I no longer minded that I didn’t have a plan. For perhaps the first time in my life, the future was deliciously free. But there does seem to be two distinct paths; work or play. As though we need to decide whether we want to begin our lives as ‘real adults’, or continue with the youthful, carefree identity of student. Do we delve head first into building the road for our long term futures? Lay the foundation for the lives we will live long after we are young, wild and free? Continue to study, write dissertations, pursue Masters degrees? Or do we decide to live our most instagrammable life? Embrace the fact that we are virtually free of any heavy responsibilities to anyone but ourselves, not yet caring for family members.

Work isn’t necessarily the 9-5 slog that our parents are used to. ‘Work’ encompasses the studying of Masters degrees, exams to become lawyers, placements to pursue vocations. Long gone are the notions that an undergraduate degree will suffice, we are more realistic now, knowing that we’ll have to do more, get more, be more if we are to enter the pay bracket our parents have aspired for us. Work feels comforting, for it is what we have known. But its safeness and its demand for dedicated and hardworking individuals feels like a big ask after an arduous final year. It directs us where we will go, signposting our future, which is both a blessing and a curse.
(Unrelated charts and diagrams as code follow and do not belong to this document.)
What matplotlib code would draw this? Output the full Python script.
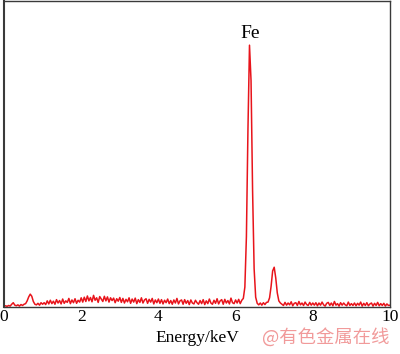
import numpy as np
import matplotlib
matplotlib.use("Agg")
import matplotlib.pyplot as plt

# Energy channels (keV), 0.04 keV step
energy = np.linspace(0, 10, 251)

counts = [
    # 0.00-0.16
    0.2, 0.4, 0.2, 0.5, 0.3,
    # 0.20-0.28
    0.9, 1.4, 0.6,
    # 0.32-0.56
    0.4, 0.7, 0.3, 0.8, 0.5, 0.9, 1.1,
    # 0.60-0.80 (Fe L)
    2.0, 3.3, 4.2, 3.5, 1.8, 0.9,
    # 0.84-1.00
    0.7, 1.2, 0.6, 1.4, 0.9,
    # 1.04-2.00
    1.4, 0.8, 2.0, 1.0, 2.2, 1.1, 1.9, 0.9, 2.4, 1.3, 2.1, 1.0, 2.6, 1.2, 2.0,
    1.5, 2.8, 1.1, 2.3, 1.4, 2.7, 1.2, 2.2, 1.6, 3.0,
    # 2.04-3.00
    1.6, 3.2, 1.8, 3.6, 2.0, 3.1, 1.7, 3.8, 2.2, 3.0, 1.5, 3.4, 2.6, 1.8, 3.5,
    2.0, 3.3, 1.6, 3.0, 2.1, 2.9, 1.4, 2.7, 1.9, 3.1,
    # 3.04-4.00
    1.5, 2.8, 1.3, 2.5, 1.7, 3.0, 1.2, 2.6, 1.6, 2.9, 1.1, 2.4, 1.5, 3.0, 1.3,
    2.3, 2.7, 1.2, 2.5, 1.6, 2.8, 1.0, 2.3, 1.4, 2.6,
    # 4.04-5.00
    1.2, 2.4, 1.0, 2.2, 1.4, 2.6, 1.1, 2.1, 0.9, 2.3, 1.3, 2.8, 1.0, 2.0, 2.3,
    0.9, 2.4, 1.2, 2.1, 0.8, 2.3, 1.3, 1.0, 2.2, 1.4,
    # 5.04-6.00
    0.9, 2.1, 1.1, 2.4, 0.8, 2.0, 1.1, 2.6, 1.3, 0.9, 2.2, 1.2, 2.7, 1.0, 2.0,
    2.4, 0.9, 2.5, 1.3, 2.1, 1.0, 2.9, 1.4, 1.1, 2.3,
    # 6.04-6.16
    1.3, 2.5, 1.1, 2.2,
    # 6.20-6.56 (Fe Ka)
    2.8, 6.5, 23.0, 58.0, 85.6, 74.0, 38.0, 12.5, 3.2, 1.2,
    # 6.60-6.80
    0.7, 1.3, 0.6, 1.4, 0.8, 1.5,
    # 6.84-7.16 (Fe Kb)
    1.6, 3.0, 6.8, 11.8, 13.0, 9.5, 4.6, 2.0, 1.3,
    # 7.20-8.00
    0.9, 0.5, 1.5, 0.6, 1.3, 0.7, 1.7, 0.4, 1.2, 1.4, 0.5, 1.8, 0.7, 1.3, 0.5,
    1.6, 0.8, 0.5, 1.5, 0.6, 1.3,
    # 8.04-9.00
    0.6, 1.4, 0.4, 1.3, 0.6, 1.6, 0.7, 0.3, 1.2, 1.5, 0.5, 1.3, 0.4, 1.8, 0.6,
    1.1, 0.3, 1.4, 0.6, 1.3, 0.7, 0.4, 1.6, 0.5, 1.1,
    # 9.04-10.00
    0.5, 1.3, 0.4, 1.2, 0.6, 1.6, 0.3, 1.2, 0.5, 1.4, 0.4, 1.0, 1.3, 0.3, 1.2,
    0.5, 1.5, 0.4, 1.1, 0.5, 1.2, 0.3, 1.0, 0.5, 0.6,
]

xticks = [0, 2, 4, 6, 8, 10]
peak_label = "Fe"
peak_pos = (6.37, 86.8)
xlabel = "Energy/keV"
watermark = "@有色金属在线"

plt.rcParams['font.family'] = ['Liberation Serif', 'DejaVu Serif']

fig = plt.figure(figsize=(4.0, 3.54), dpi=100)
ax = fig.add_axes([0.01, 0.1328, 0.965, 0.864])
ax.plot(energy, counts, color='#e8141b', lw=1.1)
ax.set_xlim(0, 10)
ax.set_ylim(0, 100)
ax.set_xticks(xticks)
ax.set_xticklabels([str(t) for t in xticks])
ax.set_yticks([])
ax.tick_params(axis='x', length=0, pad=1.5, labelsize=12.5)
for s in ax.spines.values():
    s.set_color('#3a3a3a')
    s.set_linewidth(1.0)
ax.spines['left'].set_linewidth(1.5)

ax.text(peak_pos[0], peak_pos[1], peak_label, ha='center', va='bottom', fontsize=14)
fig.text(0.4925, 0.044, xlabel, ha='center', va='center', fontsize=12.5)
fig.text(0.655, 0.047, watermark, ha='left', va='center', fontsize=13.2,
         color='#f19a9a', family=['Noto Sans CJK SC', 'DejaVu Sans'])

fig.savefig('out.png', dpi=100)
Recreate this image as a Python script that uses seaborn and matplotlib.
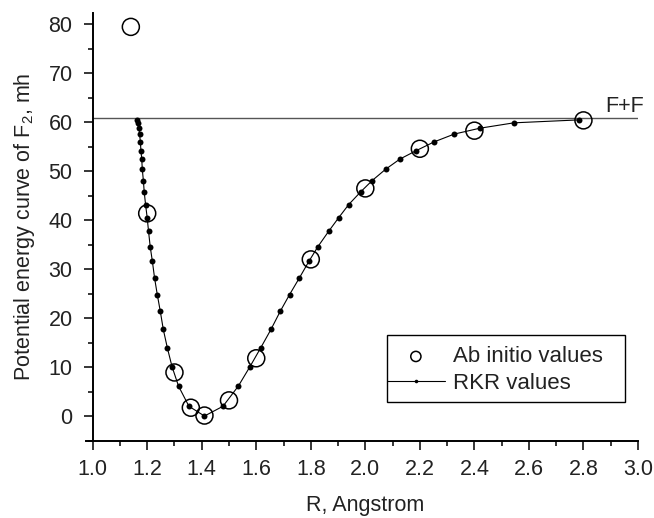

The certainty offers comfort and fear; secure in the knowledge that one day, we will be one thing, terrified in the potential that it is all that we will ever be. The thought of becoming a lawyer at 25, and remaining one for the next 40 years is both reassuring and downright terrifying.

Play is different things for everyone. It encompasses anything that isn’t putting you directly on the road to perceived professionalism. Often people say they’re ‘taking a year out’, a term I have issues with, what are they taking a year out from? Is life really all about work or education? Is travel not as worthy an endeavour? Does following one’s passion mean that they’re on a break from ‘real’ life? I have friends going backpacking in Vietnam, travelling Australia for a year, teaching English in Austria. Others are staying in Ireland, but indulging in activities that were only seen as a waste of time during the academic year; partaking in an outdoor pursuits course, practicing music and focusing more on his band, visiting long distance partners more frequently, to name but a few examples.

In my experience, those who know how they want their life to look, and have the means to achieve it, invest their time and attention into it. Colleagues briefly emerge from the burden of final exams, to then spend the summer studying for September exams to pursue their dream jobs as barristers. Those who have masters are free to enjoy their last collegial summer, J1s and month long backpacking expeditions planned long in advance. Others are free from the pressures and deadlines of college and can now guilt free pursue their passions; whether that be music, art, religion, or writing.

Either way, the future seems blissfully long, and our ability to change our minds and pursue alternative paths is one that won’t be taken for granted.